There are all kinds of variables.
Yet mostly, I think we’re out of practice in terms of actual conversation. We’ve moved more toward texting and quick, short communication. It’s instantaneous and constant, often online, without a sense of tone of the message. It’s become more asynchronistic, on competing platforms. And more divided. Some people only travel now in their political or cultural or chosen circles. Heaven knows how we will talk to each other as Artificial Intelligence becomes even more normalized into everyday life.
I can picture a world where someone pulls out their phone using AI to respond to someone else’s question.
We think that 150 years ago most communication was either in-person or a handwritten letter. Now if it weren’t for packages and advertising the postal system might be nonexistent. We may be better at leaving a voice note than we are at saying something. We’re definitely better at ghosting people, despite having more ways to be in touch.
Maybe we’re moving to a place where we’re ghosting people even when we’re in the same proximity. If we’re not already there.
I’ve also wondered if autism is on the rise, or if how we define it, know about it, and recognize it is on the rise, or both. And if it is on the rise, why? I was at a training course just a couple of years ago done by someone who is neurodivergent that was so good it made most participants wonder if they were neurodivergent.
In thinking about Howard, I realized he only knows the internet. This made me flash to a picture of my grandparents on a hot, sunny Sunday afternoon, sitting out in the shade, and relatives would just show up for a visit. Everyone would be shelling green beans and talking and having a great time. Will communication ever be like that again?
But I’m going to start tomorrow with looking at three different ways we communicate and talk—the prepositions and propositions of a communication.
To. At. With.
What each is, at least in my mind, why we need all three, and are we out of practice and balance in their utilizations. And examine what in the world is going on that’s affecting our communication.
I’ll close with the locker room interaction after the match with Howie. I had showered, was mostly dressed, and was putting on my socks and shoes. Howard walked in.
“Hey, Howard, enjoyed the tennis today. I’d seen you play but glad you were on the court so I could see for myself. Look forward to the next time.”
He nodded with perhaps, though I couldn’t completely confirm, slightest eyebrow raise, as he walked by, not saying a word. Still, I took it as a win, or at least a start.
We have to start somewhere. Often again and again. It will take time.

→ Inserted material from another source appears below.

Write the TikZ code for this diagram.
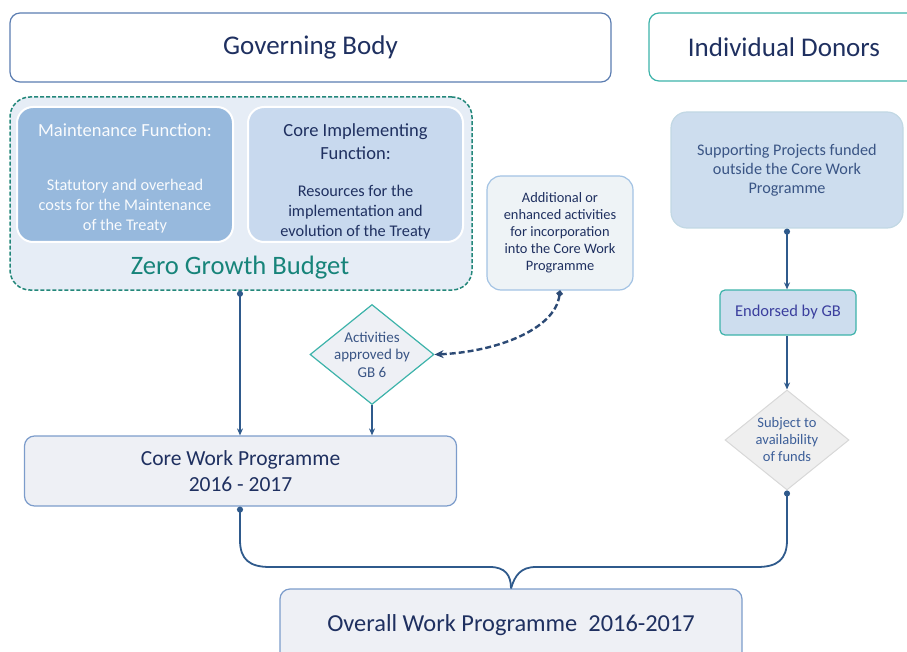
\documentclass[tikz,border=0pt]{standalone}
\usepackage{fontspec}
\setmainfont{Carlito}
\usetikzlibrary{shapes.geometric,arrows.meta}
\definecolor{navy}{HTML}{1F3060}
\definecolor{boxblue}{HTML}{5B7DB1}
\definecolor{teal1}{HTML}{3DB3AA}
\definecolor{zgbdash}{HTML}{23877A}
\definecolor{zgbfill}{HTML}{E6EDF6}
\definecolor{zgbtext}{HTML}{17847A}
\definecolor{maintfill}{HTML}{97B9DD}
\definecolor{corefill}{HTML}{C8D9EE}
\definecolor{addfill}{HTML}{EEF3F6}
\definecolor{addline}{HTML}{A3C3E4}
\definecolor{cwpfill}{HTML}{EEF0F5}
\definecolor{cwpline}{HTML}{7C9CCB}
\definecolor{supfill}{HTML}{CDDDEE}
\definecolor{supline}{HTML}{C2D8E4}
\definecolor{endtext}{HTML}{3B3F9E}
\definecolor{dia2fill}{HTML}{EFEFEF}
\definecolor{dia2line}{HTML}{D8D8D8}
\definecolor{dia2text}{HTML}{3D5F99}
\definecolor{conn}{HTML}{2F5A8C}
\definecolor{dconn}{HTML}{2C4A75}
\definecolor{suptext}{HTML}{3A5585}
\newcommand{\fsz}[2]{\fontsize{#1}{#2}\selectfont}
\begin{document}
\begin{tikzpicture}[x=1pt,y=-1pt,
  rbox/.style={draw, rounded corners=10pt, inner sep=0pt, line width=1.2pt},
  txt/.style={align=center, inner sep=0pt},
  conarrow/.style={draw=conn, line width=1.8pt, {Circle[length=6pt]}-{Stealth[length=7pt,width=6pt]}},
  brace/.style={draw=conn, line width=1.8pt}]
\useasboundingbox (0,0) rectangle (907,652);
\clip (0,0) rectangle (907,652);
% top boxes
\node[rbox, draw=boxblue, fill=white, minimum width=601pt, minimum height=69pt,
  text=navy, font=\fsz{27}{30}] (gb) at (310.5,47.5) {Governing Body};
\node[rbox, draw=teal1, fill=white, minimum width=270pt, minimum height=68pt,
  text=navy, font=\fsz{27}{30}] (donors) at (784,47) {Individual Donors};
% zero growth budget
\node[draw=zgbdash, dash pattern=on 4pt off 2pt, fill=zgbfill, line width=1.5pt, rounded corners=20pt,
  minimum width=462pt, minimum height=193pt, inner sep=0pt] (zgb) at (241,193.5) {};
\node[draw=white, fill=maintfill, line width=2pt, rounded corners=16pt,
  minimum width=216pt, minimum height=135pt, inner sep=0pt] (maint) at (125,174.5) {};
\node[draw=white, fill=corefill, line width=2pt, rounded corners=16pt,
  minimum width=215pt, minimum height=135pt, inner sep=0pt] (core) at (355.5,174.5) {};
\node[txt, text=white!94!maintfill, font=\fsz{18.5}{23}] (mainttitle) at (125,130) {Maintenance Function:};
\node[txt, text=white!94!maintfill, font=\fsz{16.3}{20}] (maintbody) at (125,206) {Statutory and overhead\\costs for the Maintenance\\of the Treaty};
\node[txt, text=navy, font=\fsz{18.5}{23}] (coretitle) at (355.5,141.5) {Core Implementing\\Function:};
\node[txt, text=navy, font=\fsz{16.3}{20}] (corebody) at (355.5,212) {Resources for the\\implementation and\\evolution of the Treaty};
\node[txt, text=zgbtext, font=\fsz{26.6}{30}] (zgbtitle) at (240,268) {Zero Growth Budget};
% additional activities
\node[rbox, draw=addline, fill=addfill, line width=1.2pt, rounded corners=14pt,
  minimum width=146pt, minimum height=114pt, text=navy, txt, font=\fsz{14.4}{17}] (add) at (560,233)
  {Additional or\\enhanced activities\\for incorporation\\into the Core Work\\Programme};
% diamond 1
\node[diamond, draw=teal1, fill=cwpfill, line width=1.2pt, minimum width=124pt,
  minimum height=100pt, inner sep=0pt] (dia1) at (372,354.5) {};
\node[txt, text=suptext, font=\fsz{15}{17.5}] (dia1txt) at (372,354.5) {Activities\\approved by\\GB 6};
% core work programme
\node[rbox, draw=cwpline, fill=cwpfill, minimum width=432pt, minimum height=70pt,
  text=navy, txt, font=\fsz{21.5}{26}] (cwp) at (240.5,471) {Core Work Programme\\2016 - 2017};
% right column
\node[rbox, draw=supline, fill=supfill, rounded corners=16pt, minimum width=232pt, minimum height=116pt,
  text=suptext, txt, font=\fsz{16.2}{19}] (sup) at (787,170) {Supporting Projects funded\\outside the Core Work\\Programme};
\node[rbox, draw=teal1, fill=supfill, rounded corners=5pt, minimum width=136pt, minimum height=45pt,
  text=endtext, font=\fsz{16.5}{18}] (endorsed) at (788,312.5) {Endorsed by GB};
\node[diamond, draw=dia2line, fill=dia2fill, line width=1pt, minimum width=124pt,
  minimum height=100pt, inner sep=0pt] (dia2) at (787,440) {};
\node[txt, text=dia2text, font=\fsz{14.5}{17}] (dia2txt) at (787,440) {Subject to\\availability\\of funds};
% overall
\node[rbox, draw=cwpline, fill=cwpfill, minimum width=462pt, minimum height=80pt] (overall) at (511,629) {};
\node[txt, text=navy, font=\fsz{24.4}{28}] (overalltxt) at (511,625) {Overall Work Programme~~2016-2017};
% connectors
\draw[conarrow] (zgb.south -| 240,0) -- (cwp.north -| 240,0);
\draw[draw=conn, line width=1.8pt, -{Stealth[length=7pt,width=6pt]}] (dia1.south) -- (cwp.north -| dia1.south);
\draw[conarrow] (sup.south) -- (endorsed.north -| sup.south);
\draw[draw=conn, line width=1.8pt, -{Stealth[length=7pt,width=6pt]}] (endorsed.south -| sup.south) -- (dia2.north);
\draw[draw=dconn, line width=2.4pt, dash pattern=on 6pt off 3pt, {Circle[length=6pt]}-{Stealth[length=9pt,width=8pt]}]
  (add.south) .. controls (555,330) and (495,352) .. (dia1.east);
% brace
\coordinate (mid) at (overall.north);
\draw[brace, {Circle[length=6pt]}-] (cwp.south -| 240,0) -- (240,540) .. controls (240,560) and (250,567) .. (270,567)
  -- (490,567) .. controls (505,567) and (511,575) .. (mid);
\draw[brace, {Circle[length=6pt]}-] (dia2.south) -- (787,540) .. controls (787,560) and (777,567) .. (757,567)
  -- (536,567) .. controls (521,567) and (515,575) .. (mid);
\end{tikzpicture}
\end{document}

I know this isn't really speaking to the point of your writing here, but I can't resist commenting on your observation that if it weren't for packages and ads, the post office would be out of business. I heard recently that the post office is not going to be funded after some given point this coming fall. I shudder. In a world where computers get hacked and it's more than a little possible to have your bank account drained by a hacker, I have been simplifying more, doing more offline and via USPS. I am going to be more than a little unhappy if it's really true that there will be no more USPS after this coming fall. Grrrr.